以上のとおりであるから、平成九年判決を根拠とする控訴人らの主張も採用できない。」
4 原判決四二頁六行目末尾の「「正当な理由」は、」から同一〇行目末尾までを「右の「正当な理由」の有無については、財務会計上の行為が違法であることに基づき発生する実体法上の請求権の行使を違法に怠る事実に係る監査請求においては、特段の事情のない限り、普通地方公共団体の住民が、相当の注意力をもって調査したときに客観的にみて当該財務会計上の行為が違法であることについて合理的疑いを持つことができたかどうか、また、右行為が違法であることについて合理的疑いを持つことができたと解されるときから相当な期間内に監査請求をしたかどうかによって判断すべきであって、監査請求をした住民が当該財務会計上の行為が違法であることについて現実に疑いをもった時期がいつであるかは問わないと解するのが相当である。」と改める。
5 原判決四四頁七行目「締結されたこと」の次に「、すなわち本件各契約の締結(財務会計行為)が違法であること」を付加する。

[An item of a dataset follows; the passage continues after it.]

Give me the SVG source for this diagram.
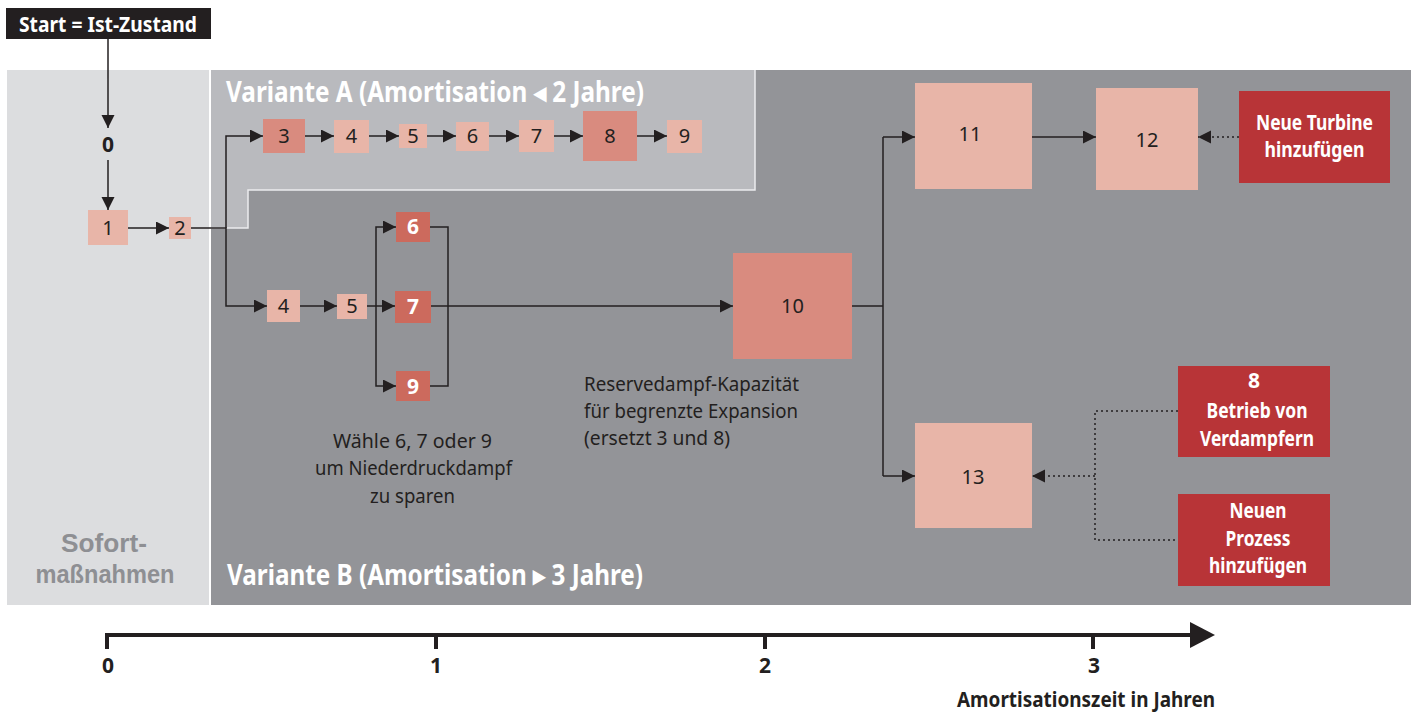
<svg xmlns="http://www.w3.org/2000/svg" width="1415" height="715" viewBox="0 0 1415 715">
  <style>
    .lt { fill: #e8b5a8; }
    .md { fill: #d98b7f; }
    .dk { fill: #cc6a5d; }
    .rd { fill: #b83437; }
    .ln { stroke: #231f20; stroke-width: 1.5; fill: none; }
    .dot { stroke: #231f20; stroke-width: 1.5; stroke-dasharray: 2 3; fill: none; }
    .axis { stroke: #231f20; stroke-width: 4; fill: none; }
    .num { font-family: "Noto Sans", "Open Sans", sans-serif; font-size: 20px; fill: #231f20; text-anchor: middle; }
    .numw { font-family: "Noto Sans", "Open Sans", sans-serif; font-size: 21px; font-weight: bold; fill: #ffffff; text-anchor: middle; }
    .note { font-family: "Noto Sans", "Open Sans", sans-serif; font-size: 20px; fill: #231f20; }
    .head { font-family: "Noto Sans", "Open Sans", sans-serif; font-weight: bold; fill: #ffffff; }
    .zone { font-family: "Liberation Sans", Arial, sans-serif; font-size: 26px; font-weight: bold; fill: #8e8f93; text-anchor: middle; }
    .red { font-family: "Noto Sans", "Open Sans", sans-serif; font-size: 21px; font-weight: bold; fill: #ffffff; text-anchor: middle; }
    .tick { font-family: "Noto Sans", "Open Sans", sans-serif; font-size: 21px; font-weight: bold; fill: #231f20; text-anchor: middle; }
  </style>
  <defs>
    <marker id="arr" markerUnits="userSpaceOnUse" markerWidth="14" markerHeight="14" refX="13" refY="6.5" orient="auto">
      <path d="M0,0 L13,6.5 L0,13 z" fill="#231f20"/>
    </marker>
  </defs>

  <rect width="1415" height="715" fill="#ffffff"/>

  <!-- background zones -->
  <g id="zones">
    <rect x="7" y="70" width="202" height="535" fill="#dcdddf"/>
    <rect x="211" y="70" width="1200" height="535" fill="#939498"/>
    <path d="M211,70 H755 V190 H248 V228 H211 Z" fill="#b9babe"/>
    <path d="M755,70 V190 H248 V228 H211" fill="none" stroke="#ececee" stroke-width="1.5"/>
    <text class="head" x="226" y="102" font-size="28" textLength="418" lengthAdjust="spacingAndGlyphs">Variante A (Amortisation ◂ 2 Jahre)</text>
    <text class="head" x="227" y="585" font-size="28" textLength="416" lengthAdjust="spacingAndGlyphs">Variante B (Amortisation ▸ 3 Jahre)</text>
    <text class="zone" x="104" y="552" textLength="86" lengthAdjust="spacingAndGlyphs">Sofort-</text>
    <text class="zone" x="105" y="583" textLength="139" lengthAdjust="spacingAndGlyphs">maßnahmen</text>
  </g>

  <!-- start -->
  <g id="start">
    <rect x="6" y="8" width="205" height="31" fill="#231f20"/>
    <text class="head" x="19" y="32" font-size="21" textLength="178" lengthAdjust="spacingAndGlyphs">Start = Ist-Zustand</text>
  </g>
  <g id="n0">
    <text class="tick" x="108" y="152" font-size="20">0</text>
  </g>

  <!-- connectors -->
  <g id="connectors">
    <path class="ln" d="M108,39 V128" marker-end="url(#arr)"/>
    <path class="ln" d="M108,160 V210" marker-end="url(#arr)"/>
    <path class="ln" d="M128,228 H169" marker-end="url(#arr)"/>
    <path class="ln" d="M226,228 V136 H263" marker-end="url(#arr)"/>
    <path class="ln" d="M191,228 H226 V306 H267" marker-end="url(#arr)"/>
    <!-- Variante A chain -->
    <path class="ln" d="M305,136 H334" marker-end="url(#arr)"/>
    <path class="ln" d="M369,136 H399" marker-end="url(#arr)"/>
    <path class="ln" d="M427,136 H456" marker-end="url(#arr)"/>
    <path class="ln" d="M489,136 H519" marker-end="url(#arr)"/>
    <path class="ln" d="M554,136 H583" marker-end="url(#arr)"/>
    <path class="ln" d="M637,136 H667" marker-end="url(#arr)"/>
    <!-- Variante B chain -->
    <path class="ln" d="M300,306 H337" marker-end="url(#arr)"/>
    <path class="ln" d="M367,306 H395" marker-end="url(#arr)"/>
    <path class="ln" d="M376,306 V227 H396" marker-end="url(#arr)"/>
    <path class="ln" d="M376,306 V386 H396" marker-end="url(#arr)"/>
    <path class="ln" d="M430,227 H448 V386 H430"/>
    <path class="ln" d="M431,306 H733" marker-end="url(#arr)"/>
    <path class="ln" d="M852,306 H883"/>
    <path class="ln" d="M883,137 V476"/>
    <path class="ln" d="M883,137 H915" marker-end="url(#arr)"/>
    <path class="ln" d="M883,476 H915" marker-end="url(#arr)"/>
    <path class="ln" d="M1032,137 H1096" marker-end="url(#arr)"/>
    <!-- external inputs -->
    <path class="dot" d="M1239,137 H1198" marker-end="url(#arr)"/>
    <path class="dot" d="M1178,411 H1095 V540 H1178"/>
    <path class="dot" d="M1095,476 H1032" marker-end="url(#arr)"/>
  </g>

  <!-- immediate measures -->
  <g id="n1"><rect class="lt" x="88" y="210" width="40" height="35"/><text class="num" x="108" y="235">1</text></g>
  <g id="n2"><rect class="lt" x="169" y="217" width="22" height="22"/><text class="num" x="180" y="235">2</text></g>

  <!-- Variante A -->
  <g id="a3"><rect class="md" x="263" y="119" width="42" height="34"/><text class="num" x="284" y="143">3</text></g>
  <g id="a4"><rect class="lt" x="334" y="120" width="35" height="33"/><text class="num" x="351.5" y="143">4</text></g>
  <g id="a5"><rect class="lt" x="399" y="124" width="28" height="24"/><text class="num" x="413" y="143">5</text></g>
  <g id="a6"><rect class="lt" x="456" y="122" width="33" height="29"/><text class="num" x="472.5" y="143">6</text></g>
  <g id="a7"><rect class="lt" x="519" y="120" width="35" height="32"/><text class="num" x="536.5" y="143">7</text></g>
  <g id="a8"><rect class="md" x="583" y="111" width="54" height="50"/><text class="num" x="610" y="143">8</text></g>
  <g id="a9"><rect class="lt" x="667" y="120" width="35" height="33"/><text class="num" x="684.5" y="143">9</text></g>

  <!-- Variante B -->
  <g id="b4"><rect class="lt" x="267" y="290" width="33" height="32"/><text class="num" x="283.5" y="313">4</text></g>
  <g id="b5"><rect class="lt" x="337" y="294" width="30" height="25"/><text class="num" x="352" y="313">5</text></g>
  <g id="b6"><rect class="dk" x="396" y="212" width="34" height="30"/><text class="numw" x="413" y="234">6</text></g>
  <g id="b7"><rect class="dk" x="395" y="291" width="36" height="32"/><text class="numw" x="413" y="314">7</text></g>
  <g id="b9"><rect class="dk" x="396" y="371" width="34" height="30"/><text class="numw" x="413" y="394">9</text></g>
  <g id="note-choice">
    <text class="note" x="412.5" y="448" text-anchor="middle" textLength="159" lengthAdjust="spacingAndGlyphs">Wähle 6, 7 oder 9</text>
    <text class="note" x="413.5" y="475" text-anchor="middle" textLength="197" lengthAdjust="spacingAndGlyphs">um Niederdruckdampf</text>
    <text class="note" x="412.5" y="503" text-anchor="middle" textLength="85" lengthAdjust="spacingAndGlyphs">zu sparen</text>
  </g>
  <g id="b10"><rect class="md" x="733" y="253" width="119" height="106"/><text class="num" x="792.5" y="313">10</text></g>
  <g id="note-reserve">
    <text class="note" x="584" y="391" textLength="215" lengthAdjust="spacingAndGlyphs">Reservedampf-Kapazität</text>
    <text class="note" x="584" y="418" textLength="214" lengthAdjust="spacingAndGlyphs">für begrenzte Expansion</text>
    <text class="note" x="584" y="445" textLength="146" lengthAdjust="spacingAndGlyphs">(ersetzt 3 und 8)</text>
  </g>
  <g id="b11"><rect class="lt" x="915" y="83" width="117" height="106"/><text class="num" x="970" y="141">11</text></g>
  <g id="b12"><rect class="lt" x="1096" y="88" width="102" height="102"/><text class="num" x="1147" y="147">12</text></g>
  <g id="b13"><rect class="lt" x="915" y="423" width="117" height="105"/><text class="num" x="973" y="484">13</text></g>

  <!-- external measures -->
  <g id="turbine">
    <rect class="rd" x="1239" y="91" width="151" height="92"/>
    <text class="red" x="1314.5" y="130" textLength="117" lengthAdjust="spacingAndGlyphs">Neue Turbine</text>
    <text class="red" x="1314.5" y="157" textLength="100" lengthAdjust="spacingAndGlyphs">hinzufügen</text>
  </g>
  <g id="evaporators">
    <rect class="rd" x="1178" y="366" width="152" height="91"/>
    <text class="red" x="1254" y="388">8</text>
    <text class="red" x="1257" y="418" textLength="101" lengthAdjust="spacingAndGlyphs">Betrieb von</text>
    <text class="red" x="1257" y="446" textLength="114" lengthAdjust="spacingAndGlyphs">Verdampfern</text>
  </g>
  <g id="process">
    <rect class="rd" x="1178" y="494" width="152" height="92"/>
    <text class="red" x="1258" y="518" textLength="57" lengthAdjust="spacingAndGlyphs">Neuen</text>
    <text class="red" x="1258" y="546" textLength="65" lengthAdjust="spacingAndGlyphs">Prozess</text>
    <text class="red" x="1258" y="573" textLength="98" lengthAdjust="spacingAndGlyphs">hinzufügen</text>
  </g>

  <!-- time axis -->
  <g id="axis">
    <path class="axis" d="M107,649 V635 H1192"/>
    <path class="axis" d="M436,635 V649 M765,635 V649 M1093,635 V649"/>
    <polygon points="1190,622 1215,635 1190,648" fill="#231f20"/>
    <text class="tick" x="108" y="673">0</text>
    <text class="tick" x="436" y="673">1</text>
    <text class="tick" x="765" y="673">2</text>
    <text class="tick" x="1094" y="673">3</text>
    <text class="tick" x="1086" y="707" font-size="19" textLength="258" lengthAdjust="spacingAndGlyphs">Amortisationszeit in Jahren</text>
  </g>
</svg>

6 原判決四六頁一〇行目「というべきである。」の次に、「控訴人らは入札業者間の談合事案である本件の特質からして、住民側の監査請求及び住民訴訟提起の準備のためには少なくとも六か月の期間が必要である旨主張するが、住民監査請求を行なう段階においては、住民訴訟を提起、追行するに足りる程度の事実関係の調査や証拠を収集しておくまでの必要はないのであって、右に説示したところによれば、本件事案の特質を考慮しても客観的にみて本件監査請求のために控訴人らの主張に係る六か月の期間が必要とまでは認められない。」と付加する。
二 よって、控訴人らの被控訴人らに対する本件訴えをいずれも却下した原判決は相当であり、本件控訴はいずれも理由がないから棄却することとして、主文のとおり判決する。